Emily

Emily Brontë (Emma Mackay), before writing one of the most enduring English-language novels, grew up in a fraught home after the passing of her mother.  Under the weight of expectations from her father, Patrick (Adrian Dunbar), a strained relationship with her sister, Charlotte (Alexandra Dowling), a forbidden romance with the new preacher William Weightman (Oliver Jackson-Cohen), and her only true friend – and brother, Branwell (Fionn Whitehead) – being sent away, life was nothing short of exhausting for the young woman.   

Frances O’Connor writes and directs Emily for Bleecker Street, a 130-minute loose account of Brontë’s life which inspired her 1847 novel Wuthering Heights before her untimely death the following year.  The film feels respectful and was heavily researched using ancillary accounts written by other members and friends of the family to fill in some of the more personal details that are not found in strictly historical records.  Despite these efforts to shine a light on Brontë’s story, Emily falls into many of the same pitfalls that many of the Wuthering Heights adaptations and their ilk do; becoming a stately Victorian-era romantic drama with little to offer other than the same collage of visuals containing ornate wallpaper, dimly lit rooms, women in frilly gowns, and the men wearing gigot sleeved shirts. 

While she may not be a household name quite yet, Mackay – who is in an as-of-yet unnamed but top-billed position in Greta Gerwig’s forthcoming Barbie (2023) – fills the role of Emily in a carefully nuanced performance that while capitalizing on the gothic intrigue, gives the writer moments of power which bring electricity to the screen. It would be easy to play this role too far in any direction be it the social anxiety or the depression which given the time would have led to fits of “insanity,” but Mackay never allows Emily’s very real concerns and feelings to be sensationalized, nor exploited. She plays this young woman, someone who has known almost nothing but heartache and loss, with a fierce courage to keep moving forward and finding a reprieve from her daily life through her creativity. 
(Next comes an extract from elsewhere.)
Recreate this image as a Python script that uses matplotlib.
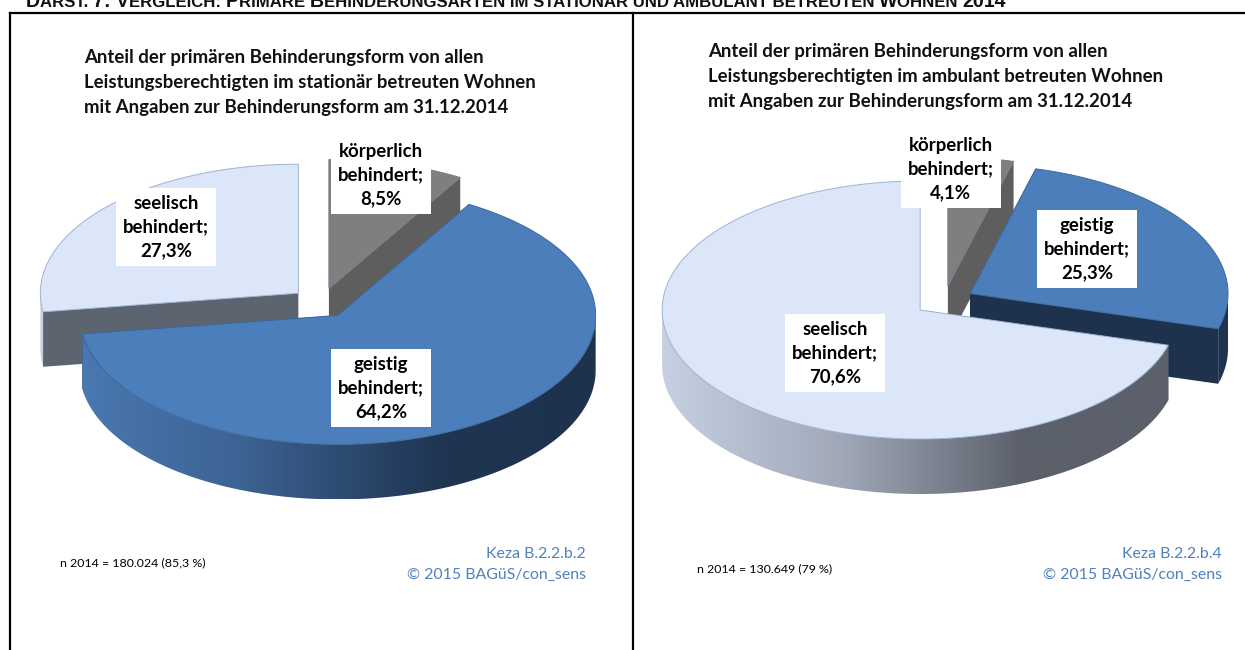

What holds Emily back from breaking free of the weight of a period costume drama is not the fault of the cast who are all quite good – in addition to Mackay, the disruptive energy which Whitehead brings is very enjoyable as is the danger injected by Jackson-Cohen, making for an intriguing triptych – but it falls at the feet of O’Connor’s insistent reliance on such a blue-washed color palate. It becomes painfully obvious that the film was shot day-for-night, and while it surely would have been easier on the cast and crew as so much of the script takes place past twilight, it takes on a downright ugly at times appearance as we lose out on so many of the smaller details in costumes and set from the blue wash. Nanu Segal handles the cinematography, and while her camera is mostly stationary throughout the heavily dialogued film, she always seeks to find creative setups in which to frame the characters often opting to capture the backs of the characters or obscure their faces in some way so that there are always some emotional secrets for the otherwise omnipresent audience to discover.    

Where Segal excels the most in the film, and consequently when Emily is at its best, is when O’Conner gets a little weird. The first instance of this comes early on in the film when the children gather with Weightman after their father has retired from the evening, and perform a bit of a séance using an old mask once belonging to their mother. The hatches fly open, the wind extinguishes the lamps, and the girls, overcome with grief and the memory of their mother, wail through the window for her to return. It is a downright spooky scene, and it teases audiences with the promise of something unique, and while this motif of the mask will return throughout the film, it is not present nearly enough to carry the weight of the extended runtime. The film is not without mystery, though. As a romance buds between Emily and Weightman, notes cross paths and are lost track of, and Emily becomes more and more enraged and empowered as she stands up for herself. In this sense, there is quite a bit of plot mechanic to work through and absorb, however, the script feels overwritten and therefore drags considerably in this middle act where no one is really working towards anything, but rather they are just bumping into each other, ruffling feathers, and waiting for an explosion. When it does arrive, it is quite muted, unfortunately, and given the historical fact of her early death from tuberculosis, there is little that O’Connor can do to extend the narrative by much to help tie together the pinning of the middle act. Emily’s life was cut untimely short, and tragic as it is in real life, superficially it makes the film also feel as if the story was cut off just as it was beginning. 

Emily is still a film with many engaging moments and creative sparks that it cannot be totally written off by the actor-turned-director. It is a very tailored first feature and while the creative choices made may be disagreeable, it still presents a clear and unified vision. With Abel Korzeniowski’s period-strings score the haunting bow on top of the package, Emily cannot be denied its place as a very strong technical work coupled with an ensemble cast that works incredibly well together. It is just missing that punch up to make it into something great, maybe due to the lack of hard facts surrounding its subject and the prevailing desire to stay respectful to the legacy and not stray too far from what little is known, but great cinema needs within it a spark and O’Connor plays it a little too safe for too long in Emily.